Our report on the death of Joerg Groessler, developer of breakthrough designs for enterprise server backup, has drawn out some history, tribute, and a clarification since we posted the July 24 entry.
The subject of third parties' sparks for the 3000's flame is an important one. Throughout the platform's history, the most breakthrough of designs and development for the system have come from outside HP's labs. Hewlett-Packard's engineers have executed well on the challenges of keeping up the flow of customer requests for the MPE/iX Command Interpreter and Posix interfaces, as well as enhancements to some other subsystem modules.
The labs' contribution of open source favorites such as C++, Apache, Samba, domain name services and more began outside HP, however. Each of these mainstays then went through the gauntlet of testing and integration and documentation at the hands of HP's lab experts. More recent work on IO and device support has led to use of disks larger than 300 GB and the forthcoming SCSI pass-through driver.
But in the dawning years of the platform, software engineers outside HP delivered crucial tools and processes. It's important to remember this as HP's development resources wane for the 3000. Third parties are still alive in this ecosystem. Some are lively long after HP calculated they would survive.
Alfredo Rego and Rene Woc produced Adager, the first database adapter and manager — for a platform whose largest claim to fame was an award-winning, bundled database. (IMAGE co-creator Fred White built the product, too — after leaving HP.) Looking at MPEX from VEsoft shows how the 3000's operating environment can be streamlined, turbo-charged and built into a tool which any sysadmin, manager or programmer can benefit from. Such products arrived unprompted in the 1970s and 1980s, and even into the 1990s, sparked by the community's devotion to the 3000.
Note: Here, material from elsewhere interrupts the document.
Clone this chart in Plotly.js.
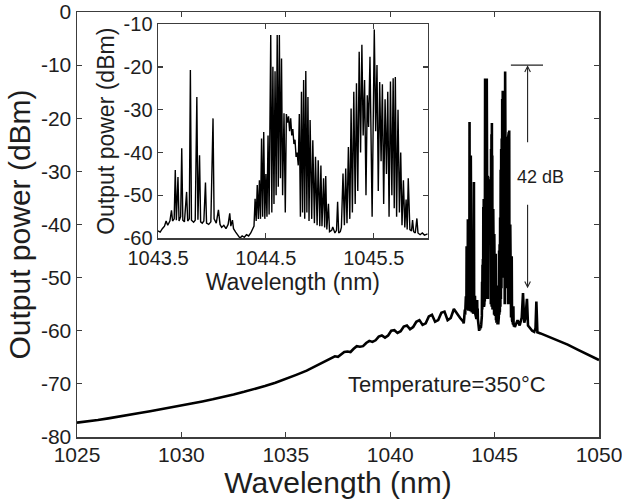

The first XML tool for the 3000 arrived just last year, offered by Canam Software. The platform has a way of keeping up with what is essential, thanks to third parties like Groessler and Orbit, which released the first 256-bit encryption facility for the 3000 this year.
Groessler's work went beyond the backup genius that bettered HP's STORE and RESTORE. Winston Krieger, the first Technical Director for 1980s software powerhouse Tymlabs, offered us a story about Groessler's efforts on Backup/3000. Krieger noted that the released product passed through Groessler's design lab, but Tymlabs revised the program to ship the first full-functioning version. But in his correction, Krieger also offered great praise for his colleague, citing the development of CopyRite, a better, faster method to copy files on early '80s HP 3000s.